Quantification of Predictive Uncertainty via Inference-Time Sampling
This addresses uncertainty quantification for users of feed-forward networks, offering a flexible, architecture-agnostic solution, though it is incremental as it builds on existing sampling methods.
The paper tackles the problem of predictive uncertainty in deterministic neural networks by proposing a post-hoc sampling strategy that generates diverse outputs without architectural changes, showing a correlation between estimated uncertainty and prediction error in regression tasks.

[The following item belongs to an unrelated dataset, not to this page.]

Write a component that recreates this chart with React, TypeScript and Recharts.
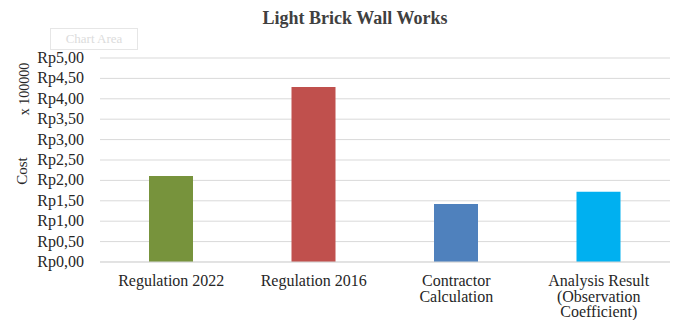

Predictive variability due to data ambiguities has typically been addressed via construction of dedicated models with built-in probabilistic capabilities that are trained to predict uncertainty estimates as variables of interest. These approaches require distinct architectural components and training mechanisms, may include restrictive assumptions and exhibit overconfidence, i.e., high confidence in imprecise predictions. In this work, we propose a post-hoc sampling strategy for estimating predictive uncertainty accounting for data ambiguity. The method can generate different plausible outputs for a given input and does not assume parametric forms of predictive distributions. It is architecture agnostic and can be applied to any feed-forward deterministic network without changes to the architecture or training procedure. Experiments on regression tasks on imaging and non-imaging input data show the method's ability to generate diverse and multi-modal predictive distributions, and a desirable correlation of the estimated uncertainty with the prediction error.